One possible conclusion is that a UDT agent cannot use just any proof searcher or "mathematical intuition module" that's guaranteed to return valid mathematical arguments, because valid mathematical arguments can make the agent choose arbitrary actions. The proof searchers from some previous posts were well-behaved by construction, but not all of them are.
The troubling thing is that you may end up with a badly behaved proof searcher by accident. For example, consider a variation of U that adds some long and complicated computation to the "else" branch of U, before returning 10. That increases the length of the "natural" proof that a=2 is optimal, but the spurious proof for a=1 stays about the same length as it was, because the spurious proof can just ignore the "else" branch of U. This way the spurious proof can become much shorter than the natural proof. So if (for example) your math intuition module made the innocuous design decision of first looking at actions that are likely to have shorter proofs, you may end up with a spurious proof. And as a further plot twist, if we make U return 0 rather than 10 in the long-to-compute branch, you might choose the correct action due to a spurious proof instead of the natural one.
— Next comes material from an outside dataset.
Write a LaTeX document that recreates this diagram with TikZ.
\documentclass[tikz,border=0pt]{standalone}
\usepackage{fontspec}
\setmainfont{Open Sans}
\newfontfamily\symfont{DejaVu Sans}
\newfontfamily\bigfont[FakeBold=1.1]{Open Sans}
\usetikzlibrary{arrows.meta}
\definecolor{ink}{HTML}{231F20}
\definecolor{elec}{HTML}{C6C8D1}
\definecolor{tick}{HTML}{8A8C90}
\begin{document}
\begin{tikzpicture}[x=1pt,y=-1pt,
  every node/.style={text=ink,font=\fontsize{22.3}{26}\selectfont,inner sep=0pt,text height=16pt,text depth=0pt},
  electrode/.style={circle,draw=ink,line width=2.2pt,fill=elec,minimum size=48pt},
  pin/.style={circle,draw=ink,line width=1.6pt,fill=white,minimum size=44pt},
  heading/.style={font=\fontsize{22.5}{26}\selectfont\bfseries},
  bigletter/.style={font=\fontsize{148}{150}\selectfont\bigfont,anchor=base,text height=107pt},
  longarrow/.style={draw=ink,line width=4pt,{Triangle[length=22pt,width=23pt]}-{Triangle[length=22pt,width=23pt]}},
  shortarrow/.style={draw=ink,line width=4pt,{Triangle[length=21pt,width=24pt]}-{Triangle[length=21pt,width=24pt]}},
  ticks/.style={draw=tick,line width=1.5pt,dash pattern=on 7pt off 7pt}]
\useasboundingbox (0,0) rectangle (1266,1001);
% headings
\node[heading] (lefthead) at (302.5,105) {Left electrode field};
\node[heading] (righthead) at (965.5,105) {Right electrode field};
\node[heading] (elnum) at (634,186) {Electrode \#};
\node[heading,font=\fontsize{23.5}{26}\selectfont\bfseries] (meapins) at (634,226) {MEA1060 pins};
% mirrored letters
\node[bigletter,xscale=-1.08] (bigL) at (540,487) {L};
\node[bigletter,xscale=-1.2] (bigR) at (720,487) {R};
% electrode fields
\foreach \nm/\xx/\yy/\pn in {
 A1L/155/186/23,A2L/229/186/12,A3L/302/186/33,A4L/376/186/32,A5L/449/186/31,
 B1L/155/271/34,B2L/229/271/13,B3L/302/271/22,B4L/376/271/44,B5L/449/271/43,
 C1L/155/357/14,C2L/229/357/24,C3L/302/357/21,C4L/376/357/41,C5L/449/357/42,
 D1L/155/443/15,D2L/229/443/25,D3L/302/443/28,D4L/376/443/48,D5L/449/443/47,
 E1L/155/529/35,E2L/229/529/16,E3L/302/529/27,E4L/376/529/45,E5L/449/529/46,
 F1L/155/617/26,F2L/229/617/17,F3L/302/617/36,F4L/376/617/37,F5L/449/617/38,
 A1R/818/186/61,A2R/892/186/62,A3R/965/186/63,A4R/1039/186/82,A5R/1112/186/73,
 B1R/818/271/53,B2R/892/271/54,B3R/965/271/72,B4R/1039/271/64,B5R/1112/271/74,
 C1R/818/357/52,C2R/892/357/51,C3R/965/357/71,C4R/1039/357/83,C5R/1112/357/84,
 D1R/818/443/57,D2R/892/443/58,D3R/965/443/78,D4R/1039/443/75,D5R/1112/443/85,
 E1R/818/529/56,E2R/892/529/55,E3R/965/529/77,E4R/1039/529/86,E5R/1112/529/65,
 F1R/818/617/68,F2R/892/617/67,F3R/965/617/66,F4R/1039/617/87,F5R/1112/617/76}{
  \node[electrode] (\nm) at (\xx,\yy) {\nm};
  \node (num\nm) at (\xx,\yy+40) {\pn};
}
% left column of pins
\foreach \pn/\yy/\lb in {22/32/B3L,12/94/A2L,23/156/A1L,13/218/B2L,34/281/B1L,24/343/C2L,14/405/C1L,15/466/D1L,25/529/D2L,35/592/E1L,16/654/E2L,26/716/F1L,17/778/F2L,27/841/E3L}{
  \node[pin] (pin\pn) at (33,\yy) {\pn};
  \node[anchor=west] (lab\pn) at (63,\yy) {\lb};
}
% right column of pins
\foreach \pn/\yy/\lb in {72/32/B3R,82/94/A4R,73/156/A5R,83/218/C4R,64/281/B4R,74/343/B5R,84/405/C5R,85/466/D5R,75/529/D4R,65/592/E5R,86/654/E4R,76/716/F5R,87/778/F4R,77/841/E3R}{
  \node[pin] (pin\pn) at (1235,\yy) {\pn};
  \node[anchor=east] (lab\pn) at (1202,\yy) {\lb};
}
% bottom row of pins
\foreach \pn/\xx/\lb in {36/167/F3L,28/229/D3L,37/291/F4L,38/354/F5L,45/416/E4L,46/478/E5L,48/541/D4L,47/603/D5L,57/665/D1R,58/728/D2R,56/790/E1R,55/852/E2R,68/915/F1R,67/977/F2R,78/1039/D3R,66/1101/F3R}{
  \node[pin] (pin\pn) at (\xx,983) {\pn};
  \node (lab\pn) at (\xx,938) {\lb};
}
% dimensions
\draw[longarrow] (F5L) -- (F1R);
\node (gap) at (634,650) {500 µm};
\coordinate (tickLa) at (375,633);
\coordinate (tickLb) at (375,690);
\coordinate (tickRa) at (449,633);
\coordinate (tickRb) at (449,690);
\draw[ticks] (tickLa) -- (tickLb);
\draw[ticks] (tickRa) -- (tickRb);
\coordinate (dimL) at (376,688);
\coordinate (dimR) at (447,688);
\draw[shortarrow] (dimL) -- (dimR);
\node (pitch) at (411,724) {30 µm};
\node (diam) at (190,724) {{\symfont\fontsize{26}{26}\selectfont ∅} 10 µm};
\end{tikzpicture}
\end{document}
Not when the statements are already given with A() in them, as in the Newcomb's problem. The newcomb's problem doesn't say - here is the omega, and it has a brain sim with such and such neurons connected so and so with such and such weights, and it exposes this brain sim to this entire string, and if this brain sim tells it so and so it puts stuff into one box, otherwise it puts stuff into other box. No, it already says omega predicts you, using the symbol you which already means A() . Nobody has ever presented newcomb to you with an implicit, rather than explicit, self reference.
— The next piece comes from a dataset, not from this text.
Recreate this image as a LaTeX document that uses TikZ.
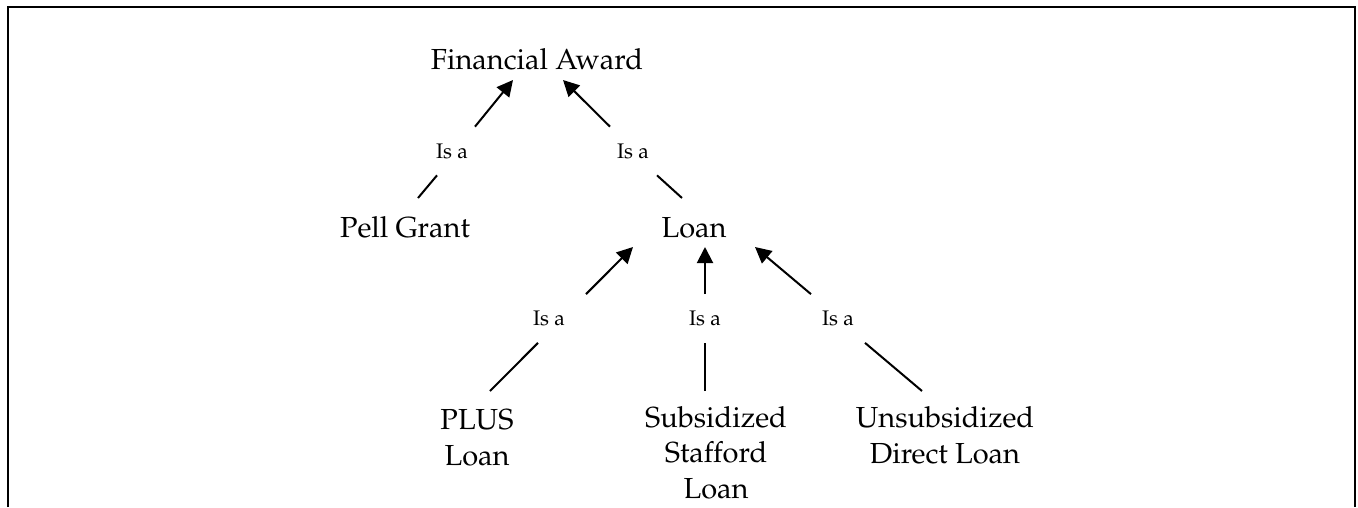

One could insert a quine, of course, into the algorithm, to allow the algorithm to recognize self; then such algorithm could start off by replacing the 'brain sim with such and such neurons connected so and so' with symbol A() in the input statements (or perhaps running a prover there to try and replace any obscured instances of A() ) and then solve it without further using knowledge of internals of A() .
More philosophically, this may be what our so called reflection is about: fully opaque black box substitution. Albeit one must not read much into it, because the non-opaque substitution does not only lead to 'pollution' of the theorem prover with contradictions any time you think "okay, suppose I give out answer a", but is also terribly impractical.
One could also fix it by assuming that your output is slightly uncertain - epsilon probability of changing the mind - which kills the wrong proofs (and also stops the prediction nonsense and other entirely un-physical ideas, with a side effect that the agent might not work ideally in an ideal world).
The usual problem with adding randomness is that all copies of the agent must have perfectly correlated sources of randomness (otherwise you end up with something like CDT), and that amounts to explicitly pointing out all copies of the agent.